PROBLEM DESCRIPTION:
Show every line in the entries below where the word "with" appears.

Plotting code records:
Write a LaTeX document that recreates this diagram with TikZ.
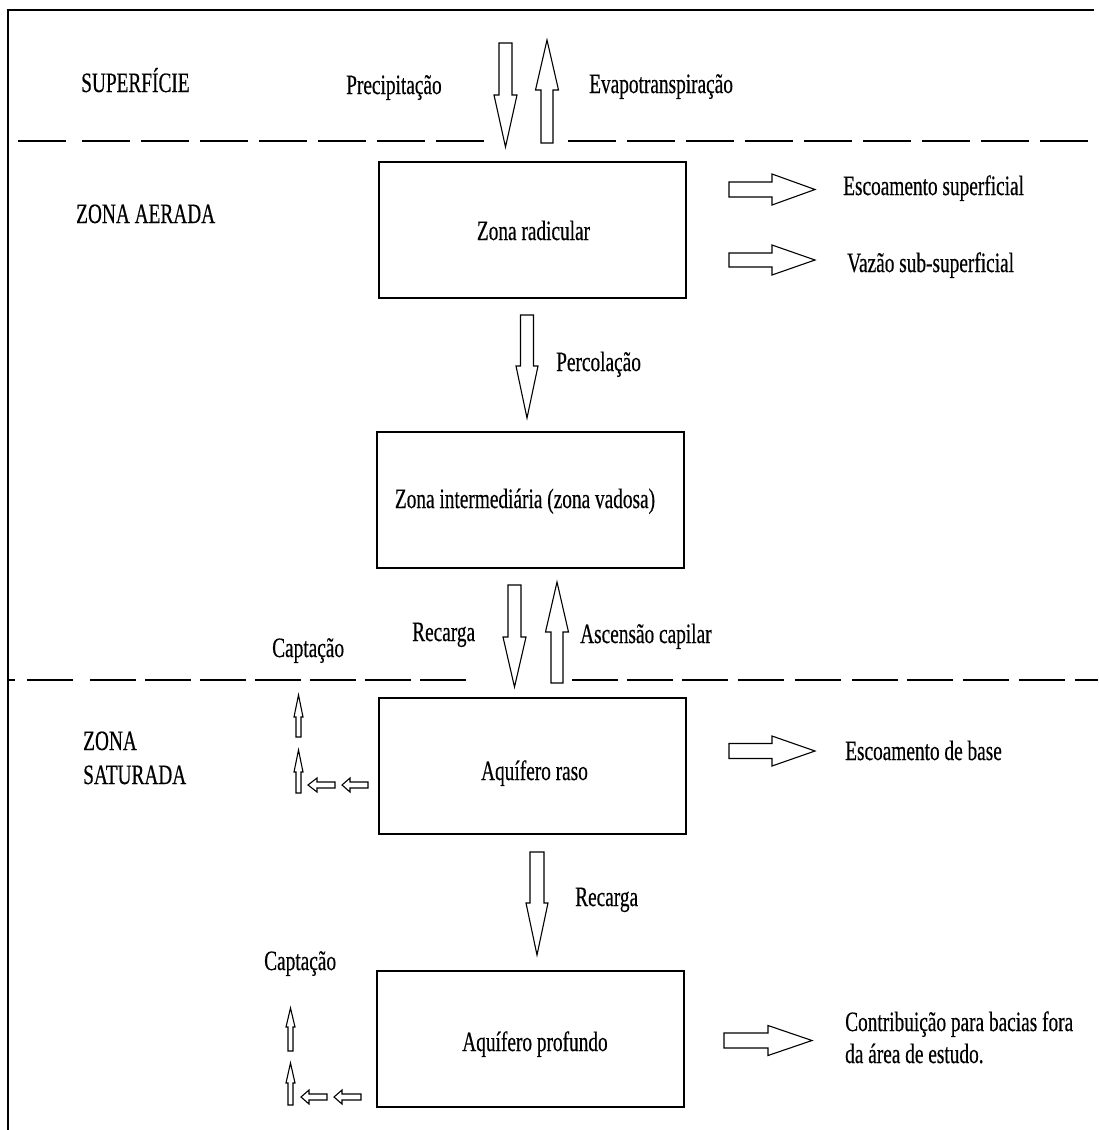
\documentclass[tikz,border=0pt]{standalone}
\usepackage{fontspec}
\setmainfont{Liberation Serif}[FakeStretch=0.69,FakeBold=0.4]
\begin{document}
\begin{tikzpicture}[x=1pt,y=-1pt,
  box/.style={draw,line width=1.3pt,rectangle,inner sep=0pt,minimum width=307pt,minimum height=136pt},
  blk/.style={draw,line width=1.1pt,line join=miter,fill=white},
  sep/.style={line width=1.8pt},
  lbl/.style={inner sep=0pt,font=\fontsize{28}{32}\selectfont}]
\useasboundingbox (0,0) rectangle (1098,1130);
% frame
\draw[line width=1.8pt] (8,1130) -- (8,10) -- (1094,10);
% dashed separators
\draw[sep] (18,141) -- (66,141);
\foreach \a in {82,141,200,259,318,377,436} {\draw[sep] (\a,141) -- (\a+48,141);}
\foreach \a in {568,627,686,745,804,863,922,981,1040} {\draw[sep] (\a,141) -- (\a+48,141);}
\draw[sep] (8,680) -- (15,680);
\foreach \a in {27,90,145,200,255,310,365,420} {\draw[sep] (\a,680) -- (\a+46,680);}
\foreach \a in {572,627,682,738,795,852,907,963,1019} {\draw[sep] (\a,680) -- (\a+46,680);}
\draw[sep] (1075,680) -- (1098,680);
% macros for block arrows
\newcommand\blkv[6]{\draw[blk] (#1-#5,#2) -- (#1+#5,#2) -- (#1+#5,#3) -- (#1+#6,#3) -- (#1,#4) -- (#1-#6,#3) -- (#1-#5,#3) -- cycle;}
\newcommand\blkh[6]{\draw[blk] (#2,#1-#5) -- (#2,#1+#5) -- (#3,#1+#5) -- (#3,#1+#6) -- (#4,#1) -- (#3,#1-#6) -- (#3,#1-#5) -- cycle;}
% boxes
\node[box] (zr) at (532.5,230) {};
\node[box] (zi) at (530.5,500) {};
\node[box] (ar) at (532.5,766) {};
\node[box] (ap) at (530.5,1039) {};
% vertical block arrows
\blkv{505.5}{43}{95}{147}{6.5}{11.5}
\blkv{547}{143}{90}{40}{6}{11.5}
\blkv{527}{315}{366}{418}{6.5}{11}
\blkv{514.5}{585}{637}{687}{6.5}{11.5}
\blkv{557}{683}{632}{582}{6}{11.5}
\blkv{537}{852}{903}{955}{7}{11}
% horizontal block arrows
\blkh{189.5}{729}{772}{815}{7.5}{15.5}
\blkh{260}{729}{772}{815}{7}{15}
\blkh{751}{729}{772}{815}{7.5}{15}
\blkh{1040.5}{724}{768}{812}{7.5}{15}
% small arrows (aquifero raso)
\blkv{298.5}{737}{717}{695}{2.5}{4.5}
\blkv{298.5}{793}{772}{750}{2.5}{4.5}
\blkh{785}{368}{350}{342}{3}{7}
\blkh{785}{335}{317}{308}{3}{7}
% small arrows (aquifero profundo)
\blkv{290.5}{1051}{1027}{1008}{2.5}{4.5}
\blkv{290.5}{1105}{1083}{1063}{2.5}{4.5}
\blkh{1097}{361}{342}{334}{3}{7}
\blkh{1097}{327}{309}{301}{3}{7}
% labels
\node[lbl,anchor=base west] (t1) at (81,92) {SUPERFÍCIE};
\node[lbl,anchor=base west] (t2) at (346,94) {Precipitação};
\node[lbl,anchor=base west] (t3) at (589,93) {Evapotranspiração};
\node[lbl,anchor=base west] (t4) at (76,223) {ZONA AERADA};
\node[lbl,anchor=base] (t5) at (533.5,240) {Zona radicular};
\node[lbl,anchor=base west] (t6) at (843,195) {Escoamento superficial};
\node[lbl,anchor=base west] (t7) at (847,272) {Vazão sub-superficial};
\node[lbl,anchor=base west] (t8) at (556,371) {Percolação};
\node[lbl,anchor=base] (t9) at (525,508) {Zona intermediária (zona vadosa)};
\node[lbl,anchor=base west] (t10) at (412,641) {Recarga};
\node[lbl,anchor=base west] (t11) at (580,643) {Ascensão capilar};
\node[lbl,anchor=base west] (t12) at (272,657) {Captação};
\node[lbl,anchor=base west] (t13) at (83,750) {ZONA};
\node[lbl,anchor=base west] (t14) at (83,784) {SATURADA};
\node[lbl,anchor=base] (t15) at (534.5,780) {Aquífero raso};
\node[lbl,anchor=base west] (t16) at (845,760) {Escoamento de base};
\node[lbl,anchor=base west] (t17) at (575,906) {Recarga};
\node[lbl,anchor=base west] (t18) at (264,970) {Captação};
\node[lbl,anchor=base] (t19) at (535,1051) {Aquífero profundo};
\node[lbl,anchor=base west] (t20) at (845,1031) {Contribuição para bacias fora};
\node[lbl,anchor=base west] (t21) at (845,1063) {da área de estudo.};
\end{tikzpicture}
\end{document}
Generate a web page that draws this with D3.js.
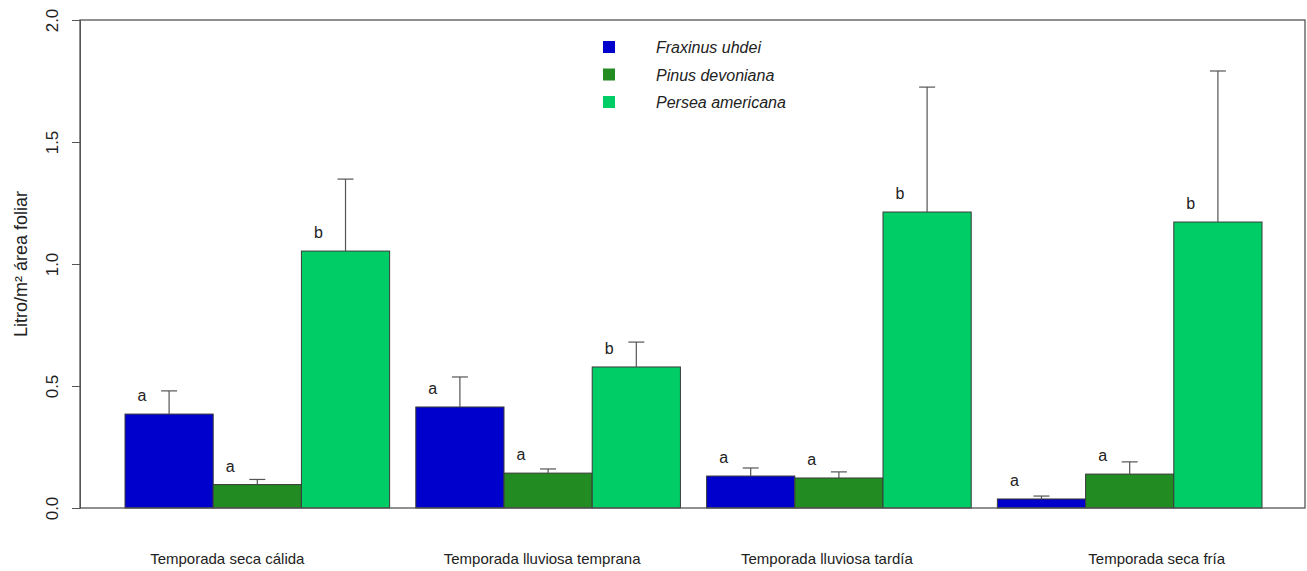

ANSWER TO THIS TASK:
Write a LaTeX document that recreates this diagram with TikZ.
Generate a web page that draws this with D3.js.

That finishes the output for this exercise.